AvCraft was first introduced to Horry County by, then Horry County Council candidate, now Horry County School Board Chairman Joe DeFeo. Bringing AvCraft to Horry County appeared prominently in DeFeo’s 2004 campaign literature for his unsuccessful bid for the District Three seat.
AvCraft was given a multi-million dollar incentive package negotiated by Partners Economic Development Corporation and agreed to by Horry County Council.
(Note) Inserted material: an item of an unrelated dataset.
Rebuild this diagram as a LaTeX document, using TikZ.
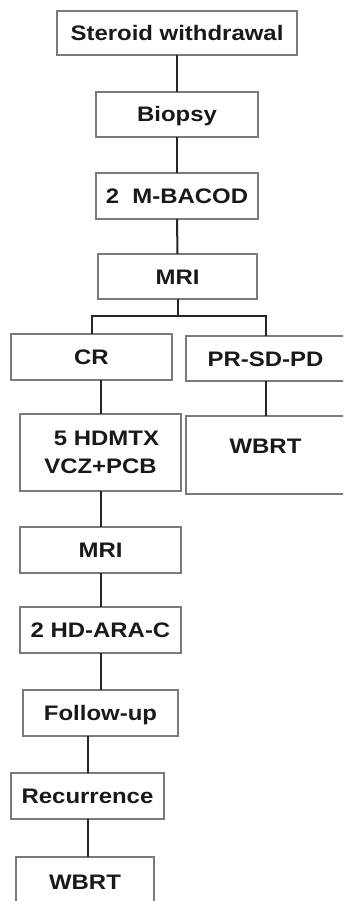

As part of that package, AvCraft promised to create 400-600 “high paying” jobs.
AvCraft Support Services, as it was then known, brought 54 employees from its former Tyler, Texas and Canton-Akron (Ohio) Airport locations when it consolidated and relocated to Horry County in early 2004. It operated at Myrtle Beach International Airport for approximately 21 months under a “space use” agreement with Horry County Department of Airports.
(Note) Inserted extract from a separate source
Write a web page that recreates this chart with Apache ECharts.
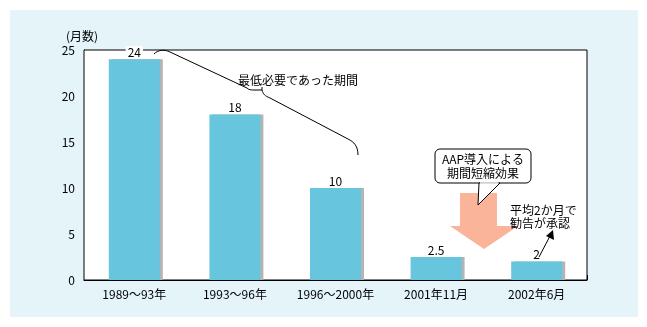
<!DOCTYPE html>
<html><head><meta charset="utf-8">
<script src="https://cdn.jsdelivr.net/npm/echarts@6/dist/echarts.min.js"></script>
<style>html,body{margin:0;padding:0;background:#fff;}#c{width:647px;height:327px;}</style>
</head><body><div id="c"></div>
<script>
const categories = ['1989～93年','1993～96年','1996～2000年','2001年11月','2002年6月'];
const months = [24, 18, 10, 2.5, 2];
const yTicks = [0, 5, 10, 15, 20, 25];
const FONT = '"Noto Sans CJK JP", sans-serif';

const chart = echarts.init(document.getElementById('c'), null, {renderer:'canvas'});
const txt = (x, y, s, align) => ({type:'text', x, y, style:{text:s, fill:'#000', font:'12px ' + FONT, align: align||'left', verticalAlign:'middle'}, z:20});
const ln = (x1,y1,x2,y2,z) => ({type:'line', shape:{x1,y1,x2,y2}, style:{stroke:'#000', lineWidth:1}, z:z||20});
const bz = (x1,y1,cx1,cy1,cx2,cy2,x2,y2) => ({type:'bezierCurve', shape:{x1,y1,cpx1:cx1,cpy1:cy1,cpx2:cx2,cpy2:cy2,x2,y2}, style:{fill:null, stroke:'#000', lineWidth:1}, z:20});
chart.setOption({
  animation:false,
  backgroundColor:'#fff',
  grid:{left:84, right:60, top:50, bottom:47, show:true, backgroundColor:'#fff', borderColor:'#000', borderWidth:1, z:2},
  xAxis:{type:'category', data:categories,
    axisLine:{lineStyle:{color:'#000', width:1}},
    axisTick:{show:true, inside:true, length:5, lineStyle:{color:'#000'}},
    axisLabel:{color:'#000', fontSize:12, fontFamily:FONT, margin:8}},
  yAxis:{type:'value', min:yTicks[0], max:yTicks[yTicks.length-1], interval:5,
    name:'(月数)', nameLocation:'end', nameGap:8, nameTextStyle:{color:'#000', fontSize:12, fontFamily:FONT, align:'right', padding:[0,-14,0,0]},
    axisLine:{show:true, lineStyle:{color:'#000'}}, axisTick:{show:false},
    axisLabel:{color:'#000', fontSize:12, fontFamily:FONT, margin:9},
    splitLine:{lineStyle:{color:'#888', width:1}}},
  series:[{type:'bar', data:months, barWidth:51, z:3,
    itemStyle:{color:'#67C5DD', shadowColor:'#B4B4B4', shadowOffsetX:3, shadowBlur:0},
    label:{show:true, position:'top', distance:1, color:'#000', fontSize:12, fontFamily:FONT, backgroundColor:'#fff', padding:[0,2,0,2]}}],
  graphic:[
    {type:'rect', shape:{x:10, y:10, width:628, height:307}, style:{fill:'#E4F4F9'}, z:-10, silent:true},
    bz(154,54,158,50,164,49,170,52),
    ln(170,52,247,88),
    bz(247,88,249,90,251,90,255,90),
    ln(255,90,262,90), ln(262,90,262,87),
    bz(262,90,263,94,265,96,270,98),
    ln(270,98,348,139),
    bz(348,139,354,142,358,146,358,155),
    txt(238, 80, '最低必要であった期間'),
    {type:'polygon', shape:{points:[[460,193],[497,193],[497,226],[518,226],[484,249],[450,226],[460,226]]}, style:{fill:'#F9B49A'}, z:15},
    {type:'rect', shape:{x:435, y:149, width:96, height:34, r:5}, style:{fill:'#fff', stroke:'#000', lineWidth:1}, z:16},
    {type:'polygon', shape:{points:[[479,183],[478,205],[500,183]]}, style:{fill:'#fff', stroke:'#000', lineWidth:1}, z:17},
    {type:'line', shape:{x1:480, y1:183, x2:498.5, y2:183}, style:{stroke:'#fff', lineWidth:1.5}, z:18},
    txt(483, 159, 'AAP導入による', 'center'),
    txt(483, 173, '期間短縮効果', 'center'),
    txt(510, 210, '平均2か月で'),
    txt(510, 223, '勧告が承認'),
    ln(539,257,550,236),
    {type:'polygon', shape:{points:[[553,230],[554,240],[546,236]]}, style:{fill:'#000'}, z:20}
  ]
});
</script></body></html>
Shortly after the final reading was given by county council to the ordinance approving the AvCraft incentive package in Summer 2005, the company’s production line (AvCraft Aerospace GmbH) in Germany was in bankruptcy, its parent company (AvCraft Aviation) in Leesburg, VA was closed and its CEO at the time, Ben Bartel, was in jail in Germany for tax evasion. AvCraft was still employing approximately 50 people in Horry County.
But, Horry County Council went ahead and approved the incentive package because AvCraft Support Services still promised 400-600 “high paying” jobs and county council believed it. A clause in the incentive package guaranteed four years of incentive payments by Horry County to AvCraft if the company met its first employment goal of 50 employees in its first six months. AvCraft brought that many employees along in its relocation guaranteeing the incentive payments.
Within the next 12 months, AvCraft Support Services was foreclosed by Canadian bank Maple Financial, its principal lender. Maple Financial continued to provide funds to keep AvCraft Support Services operating, hoping to recover some of its investment in a future sale. AvCraft was still employing approximately 50 people in Horry County.
In 2009, Maple Financial finally sold AvCraft Support Services on the auction block and AvCraft Technical Services was born – the “new AvCraft”, according to company pronouncements at the time. AvCraft was still employing approximately 50 people in Horry County at the time.
The “new AvCraft” approached Horry County about rent reductions for the hangars and buildings it occupied at Myrtle Beach International. In 2010, AvCraft signed a new “space use” agreement with the Department of Airports, including the requested rent reductions, for a guarantee of providing only 50 new “high paying” jobs.
In January 2012, the “new AvCraft” and Horry County Council entered into a new incentive package, this time negotiated by Brad Lofton, CEO of the now Myrtle Beach Regional Economic Development Corporation.
The new incentive package provided $200,000 in cash ($100,000 each from Horry County and the State of South Carolina) along with requested rent reductions for the promise that AvCraft would hire an additional 150 new employees over the next five years. AvCraft was still employing approximately 50 people in Horry County at the time.
At the 2012 announcement of the new incentive and job creation package, the first one Lofton finalized after approximately nine months on the job at MBREDC, the following notable political pronouncements were made:
“I am thankful for the company’s commitment to Horry County and proud of our economic development team for this terrific announcement.” – Tom Rice, Horry County Council Chairman and S.C. 7th Congressional District candidate at the time.
“It’s another great day in South Carolina, and we are going to celebrate AvCraft’s decision to expand and create 150 new jobs in Horry County.” – S.C. Gov. Nikki Haley
If only it were so.
AvCraft today employs approximately 50 people in Horry County and, now, the clock is ticking.